Site icon MacDailyNews

iPod EOL? How Apple’s new product announcements – not an iPod among them – affect the music industry

“Another Apple special event spectacular has come and gone, and once again people are buzzing with what was announced and what wasn’t,” Bobby Owsinski writes for Forbes. “Apple is clearly a consumer electronics company, but one that’s highly influential in the music world, and this series of products will influence music more than you might think.”

“The first significant announcement was pretty much glossed over, and that’s the fact that iTunes Radio now has 20 million users and has served up over a billion songs. Considering that it’s only been a little over a month since the service was introduced (and only in the US at that), and you can see why the service add-on is shaping up to be the monster that Pandora and Spotify feared the most,” Owsinski writes. “The prediction here is that by this time next year iTunes Radio will have surpassed the cumulative listeners of both Pandora and Spotify together, and you can be sure that will jeopardize the existence of at least one of these services.”
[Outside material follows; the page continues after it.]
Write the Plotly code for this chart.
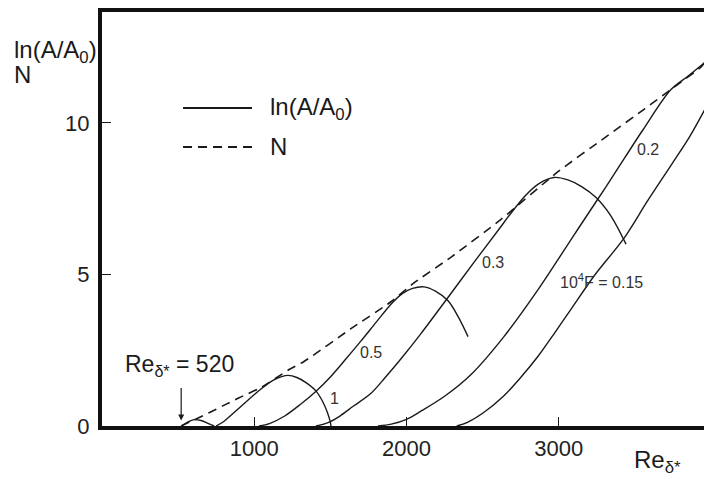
import plotly.graph_objects as go

# ---------------- data ----------------
# envelope N (dashed)
re_env = [520, 604, 700, 800, 900, 1044, 1222, 1327, 1635, 1898, 2049, 2300, 2621, 2995, 3310, 3560, 3757, 3934, 3960]
n_env = [0, 0.2, 0.43, 0.68, 0.93, 1.27, 1.84, 2.13, 3.21, 4.1, 4.72, 5.6, 6.82, 8.39, 9.54, 10.45, 11.18, 11.84, 12.0]

# ln(A/A0) curves for several frequencies 10^4 F
re_hump = [520, 560, 604, 650, 700, 736]
ln_hump = [0, 0.12, 0.21, 0.18, 0.08, 0]

re_f1 = [749, 800, 880, 960, 1044, 1120, 1180, 1222, 1280, 1340, 1406, 1450, 1480, 1500, 1504]
ln_f1 = [0, 0.15, 0.5, 0.86, 1.22, 1.5, 1.63, 1.67, 1.6, 1.43, 1.15, 0.8, 0.45, 0.12, 0]

re_f05 = [1031, 1100, 1200, 1300, 1406, 1500, 1600, 1700, 1800, 1898, 1970, 2040, 2115, 2190, 2273, 2340, 2404]
ln_f05 = [0, 0.08, 0.33, 0.7, 1.15, 1.62, 2.2, 2.8, 3.42, 4.02, 4.36, 4.54, 4.59, 4.45, 4.13, 3.6, 2.95]

re_f03 = [1405, 1480, 1560, 1650, 1767, 1860, 1964, 2095, 2259, 2443, 2601, 2686, 2780, 2870, 2969, 3060, 3150, 3245, 3340, 3442]
ln_f03 = [0, 0.1, 0.32, 0.65, 1.08, 1.6, 2.22, 3.05, 4.15, 5.4, 6.45, 7.02, 7.6, 8.0, 8.2, 8.12, 7.9, 7.54, 6.95, 6.0]

re_f02 = [1813, 1900, 2000, 2095, 2250, 2424, 2640, 2864, 3100, 3232, 3363, 3550, 3737, 3850, 3960]
ln_f02 = [0, 0.06, 0.22, 0.49, 0.98, 1.7, 2.95, 4.5, 6.3, 7.3, 8.3, 9.75, 11.1, 11.55, 12.0]

re_f015 = [2330, 2400, 2500, 2640, 2750, 2864, 2970, 3080, 3232, 3429, 3580, 3737, 3860, 3960]
ln_f015 = [0, 0.12, 0.42, 1.0, 1.6, 2.3, 3.05, 3.85, 4.95, 6.2, 7.4, 8.6, 9.55, 10.45]

x_ticks = [1000, 2000, 3000]
y_ticks = [0, 5, 10]

curve_labels = ["1", "0.5", "0.3", "0.2", "10<sup>4</sup>F = 0.15"]
label_re = [1524, 1767, 2568, 3586, 3284]
label_n = [0.92, 2.43, 5.41, 9.11, 4.79]

# ---------------- figure ----------------
INK = "#1a1a1a"
FONT = "Liberation Sans, Arial, sans-serif"

fig = go.Figure()

solid_sets = [(re_hump, ln_hump), (re_f1, ln_f1), (re_f05, ln_f05),
              (re_f03, ln_f03), (re_f02, ln_f02), (re_f015, ln_f015)]
for xs, ys in solid_sets:
    fig.add_trace(go.Scatter(x=xs, y=ys, mode="lines", name="ln(A/A0)",
                             line=dict(color=INK, width=1.4, shape="spline", smoothing=0.9),
                             showlegend=False, hoverinfo="skip"))

fig.add_trace(go.Scatter(x=re_env, y=n_env, mode="lines", name="N",
                         line=dict(color=INK, width=1.6, dash="9px,6px", shape="spline", smoothing=0.6),
                         showlegend=False, hoverinfo="skip"))

annotations = []
for t, xv, yv in zip(curve_labels, label_re, label_n):
    annotations.append(dict(x=xv, y=yv, xref="x", yref="y", text=t, showarrow=False,
                            font=dict(family=FONT, size=16, color="#333")))

# Re = 520 marker
annotations.append(dict(x=520, y=0.18, xref="x", yref="y", text="", showarrow=True,
                        ax=0, ay=-34, arrowhead=2, arrowsize=1, arrowwidth=1.2, arrowcolor=INK))
annotations.append(dict(x=138, y=2.0, xref="x", yref="y", xanchor="left", yanchor="middle",
                        text="Re<sub>δ*</sub> = 520", showarrow=False,
                        font=dict(family=FONT, size=23, color=INK)))

# axis titles
annotations.append(dict(x=0.880, y=-0.085, xref="paper", yref="paper", xanchor="left", yanchor="middle",
                        text="Re<sub>δ*</sub>", showarrow=False,
                        font=dict(family=FONT, size=24, color=INK)))
annotations.append(dict(x=-0.1495, y=0.905, xref="paper", yref="paper", xanchor="left", yanchor="middle",
                        text="ln(A/A<sub>0</sub>)", showarrow=False,
                        font=dict(family=FONT, size=24, color=INK)))
annotations.append(dict(x=-0.1495, y=0.85, xref="paper", yref="paper", xanchor="left", yanchor="middle",
                        text="N", showarrow=False,
                        font=dict(family=FONT, size=24, color=INK)))

# key
annotations.append(dict(x=0.2757, y=0.768, xref="paper", yref="paper", xanchor="left", yanchor="middle",
                        text="ln(A/A<sub>0</sub>)", showarrow=False,
                        font=dict(family=FONT, size=24, color=INK)))
annotations.append(dict(x=0.2757, y=0.674, xref="paper", yref="paper", xanchor="left", yanchor="middle",
                        text="N", showarrow=False,
                        font=dict(family=FONT, size=24, color=INK)))
shapes = [
    dict(type="line", xref="paper", yref="paper", x0=0.1346, x1=0.2492, y0=0.768, y1=0.768,
         line=dict(color=INK, width=2)),
    dict(type="line", xref="paper", yref="paper", x0=0.1346, x1=0.2492, y0=0.674, y1=0.674,
         line=dict(color=INK, width=2, dash="9px,6px")),
]

fig.update_layout(
    width=704, height=479,
    margin=dict(l=102, r=0, t=12, b=53),
    plot_bgcolor="white", paper_bgcolor="white",
    showlegend=False,
    font=dict(family=FONT, color=INK),
    annotations=annotations, shapes=shapes,
    xaxis=dict(range=[0, 3954], tickvals=x_ticks, ticks="inside", ticklen=9, tickwidth=1.2,
               tickcolor=INK, showline=True, linewidth=4, linecolor="#111", mirror=True,
               showgrid=False, zeroline=False, tickfont=dict(family=FONT, size=22, color="#222")),
    yaxis=dict(range=[0, 13.66], tickvals=y_ticks, ticks="inside", ticklen=9, tickwidth=1.2,
               tickcolor=INK, showline=True, linewidth=4, linecolor="#111", mirror=False,
               ticklabelstandoff=4,
               showgrid=False, zeroline=False, tickfont=dict(family=FONT, size=22, color="#222")),
)

fig.write_html("out.html")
Owsinski writes, “But this was an event centered mainly around hardware, and while the brand new iPads look nice and more powerful than ever, most music production is still done on desktop machines and to a lessor degree, laptops that have become almost as powerful. The new Mac Pro (which will finally be shipping in December) touted at the event will have a deeper impact than most analysts believe, basically because it’s more of a strategic product than almost anything else in the Apple line… But maybe the most significant bit from the event is what you didn’t see, and that was the absence of anything having to do with the iPod. It’s more than likely that the product is at end-of-life, and after all, why shouldn’t it be?”